Longshot magazine (formerly 48 HR magazine*) screamed onto the internet/magazine/media experimentation scene in May, and went for round two this past weekend. Never heard of it? The magazine’s maxim is as follows: Produce a full, glossy and finished issue in 48 hours or less(!).
The editors pull it off by decreeing a theme, then granting hopeful contributors 24 hours** to submit their text, photos, illustrations and other content.

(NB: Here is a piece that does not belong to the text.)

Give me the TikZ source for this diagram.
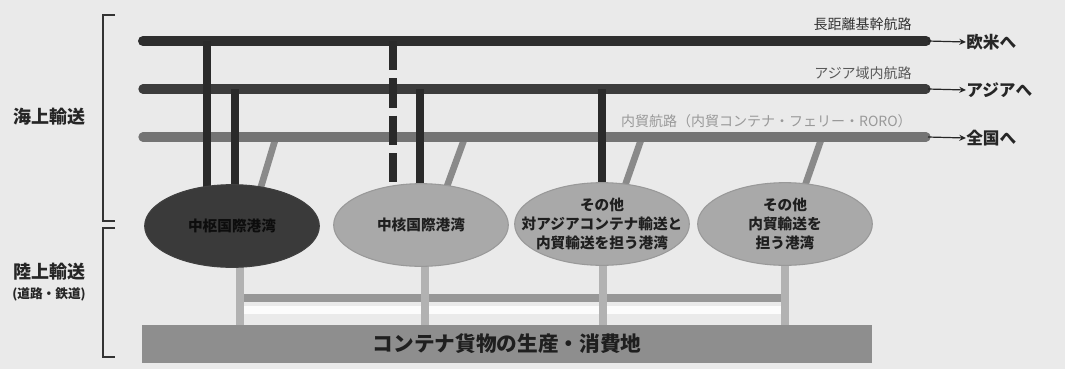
\documentclass[tikz,border=0pt]{standalone}
\usepackage{fontspec}
\newfontfamily\jp{Noto Sans CJK JP}
\usetikzlibrary{arrows.meta,shapes.geometric}
\definecolor{bg}{HTML}{EAEAEA}
\definecolor{routeA}{HTML}{2E2E2E}
\definecolor{routeB}{HTML}{3C3C3C}
\definecolor{routeC}{HTML}{747474}
\definecolor{vdark}{HTML}{2A2A2A}
\definecolor{diag}{HTML}{8A8A8A}
\definecolor{portdark}{HTML}{3A3A3A}
\definecolor{portlight}{HTML}{A9A9A9}
\definecolor{land}{HTML}{B2B2B2}
\definecolor{barfill}{HTML}{8E8E8E}
\tikzset{
  route/.style={line cap=round, line width=7pt},
  vline/.style={line width=6pt, vdark},
  dline/.style={line width=5pt, diag},
  stem/.style={line width=5.5pt, land},
  port/.style={ellipse, minimum width=131pt, minimum height=62pt, inner sep=0pt, line width=0.8pt},
  porttext/.style={align=center, inner sep=0pt, font=\jp\bfseries\fontsize{11pt}{14.5pt}\selectfont, text=black!88},
  rlabel/.style={anchor=south east, inner sep=0pt, font=\jp\fontsize{10.5pt}{12pt}\selectfont},
  dest/.style={anchor=west, inner sep=0pt, font=\jp\bfseries\fontsize{12.5pt}{14pt}\selectfont, text=black!85},
  tip/.style={-{Stealth[length=5pt,width=4.5pt]}, line width=0.9pt, black!85},
  side/.style={font=\jp\bfseries\fontsize{13.5pt}{15pt}\selectfont, inner sep=0pt, text=black!85},
  bracket/.style={line width=1.2pt, black!80},
}
\begin{document}
\begin{tikzpicture}[x=0.75pt,y=-0.75pt]
\useasboundingbox (0,0) rectangle (1065,369);
\fill[bg] (0,0) rectangle (1065,369);

% brackets
\coordinate (b1t) at (115,15); \coordinate (b1tc) at (103,15);
\coordinate (b1bc) at (103,221); \coordinate (b1b) at (115,221);
\coordinate (b2t) at (115,228); \coordinate (b2tc) at (103,228);
\coordinate (b2bc) at (103,357); \coordinate (b2b) at (115,357);
\draw[bracket] (b1t) -- (b1tc) -- (b1bc) -- (b1b);
\draw[bracket] (b2t) -- (b2tc) -- (b2bc) -- (b2b);
\node[side] (sea) at (49,117) {海上輸送};
\node[side] (landl) at (49,272) {陸上輸送};
\node[side, font=\jp\bfseries\fontsize{9.5pt}{11pt}\selectfont] (landsub) at (49,294) {(道路・鉄道)};

% route end points
\coordinate (r1w) at (143,41); \coordinate (r1e) at (926,41);
\coordinate (r2w) at (143,89); \coordinate (r2e) at (926,89);
\coordinate (r3w) at (143,137); \coordinate (r3e) at (926,137);

% land: road and stems
\coordinate (s1t) at (240,250); \coordinate (s1b) at (240,330);
\coordinate (s2t) at (425,250); \coordinate (s2b) at (425,330);
\coordinate (s3t) at (603,250); \coordinate (s3b) at (603,330);
\coordinate (s4t) at (785,250); \coordinate (s4b) at (785,330);
\coordinate (rdw) at (240,298); \coordinate (rde) at (785,298);
\coordinate (rww) at (240,310); \coordinate (rwe) at (785,310);
\draw[line width=5.5pt, white!85!bg] (rww) -- (rwe);
\draw[line width=6pt, land!85!black] (rdw) -- (rde);
\draw[stem] (s1t) -- (s1b);
\draw[stem] (s2t) -- (s2b);
\draw[stem] (s3t) -- (s3b);
\draw[stem] (s4t) -- (s4b);

% sea connectors (under ports)
\coordinate (v1t) at (207,41);  \coordinate (v1b) at (207,215);
\coordinate (v2t) at (235,89);  \coordinate (v2b) at (235,215);
\coordinate (v3t) at (393,41);  \coordinate (v3b) at (393,215);
\coordinate (v4t) at (420,89);  \coordinate (v4b) at (420,215);
\coordinate (v5t) at (602,89);  \coordinate (v5b) at (602,215);
\coordinate (d1t) at (276,137); \coordinate (d1b) at (257,200);
\coordinate (d2t) at (465,137); \coordinate (d2b) at (442,200);
\coordinate (d3t) at (642,137); \coordinate (d3b) at (620,200);
\coordinate (d4t) at (822,137); \coordinate (d4b) at (800,200);
\draw[dline] (d1t) -- (d1b);
\draw[dline] (d2t) -- (d2b);
\draw[dline] (d3t) -- (d3b);
\draw[dline] (d4t) -- (d4b);

% routes
\draw[route, routeC] (r3w) -- (r3e);
\draw[route, routeB] (r2w) -- (r2e);
\draw[route, routeA, line width=7.5pt] (r1w) -- (r1e);

\draw[vline] (v1t) -- (v1b);
\draw[vline] (v2t) -- (v2b);
\draw[vline, dash pattern=on 22pt off 6pt] (v3t) -- (v3b);
\draw[vline] (v4t) -- (v4b);
\draw[vline] (v5t) -- (v5b);

% route labels
\node[rlabel, black!80] (lab1) at (912,31) {長距離基幹航路};
\node[rlabel, black!65] (lab2) at (912,80) {アジア域内航路};
\node[rlabel, black!40] (lab3) at (912,128) {内貿航路（内貿コンテナ・フェリー・RORO）};

% destinations
\node[dest] (eu) at (966,42) {欧米へ};
\node[dest] (as) at (966,90) {アジアへ};
\node[dest] (jp) at (966,138) {全国へ};
\coordinate (a1) at (928,41); \coordinate (a2) at (928,89); \coordinate (a3) at (928,137);
\draw[tip] (a1) -- (eu.west);
\draw[tip] (a2) -- (as.west);
\draw[tip] (a3) -- (jp.west);

% ports
\node[port, fill=portdark, draw=black!75] (p1) at (232,226) {};
\node[port, fill=portlight, draw=black!40] (p2) at (421,225) {};
\node[port, fill=portlight, draw=black!40] (p3) at (602,224) {};
\node[port, fill=portlight, draw=black!40] (p4) at (785,224) {};
\node[porttext, text=black!95] (t1) at (p1.center) {中枢国際港湾};
\node[porttext] (t2) at (p2.center) {中核国際港湾};
\node[porttext] (t3) at (p3.center) {その他\\対アジアコンテナ輸送と\\内貿輸送を担う港湾};
\node[porttext] (t4) at (p4.center) {その他\\内貿輸送を\\担う港湾};

% bottom bar
\node[fill=barfill, minimum width=547.5pt, minimum height=28.5pt, inner sep=0pt,
      font=\jp\bfseries\fontsize{15.5pt}{17pt}\selectfont, text=black!88] (area) at (507,344) {コンテナ貨物の生産・消費地};
\end{tikzpicture}
\end{document}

In the following 24 hours, the mag’s staff selects, arranges, generates art, edits, fact-checks, copyedits, designs and posts a final product to an on-demand magazine publisher called MagCloud.
I didn’t make the cut in issue “zero” (as I lament in another post), themed hustle, nor did I make it this time around in issue one, themed comeback.
But I’m not too bummed about it, seeing as there were hundreds of submissions, many by writers I hold immense respect for. I can also see many reasons why my submission wasn’t published — in a way, I’m glad. To name a couple shortcomings, the piece had at least one three errors (fixed in this version), weird structure (not fixed) and lacked enough context/explanation (not fixed).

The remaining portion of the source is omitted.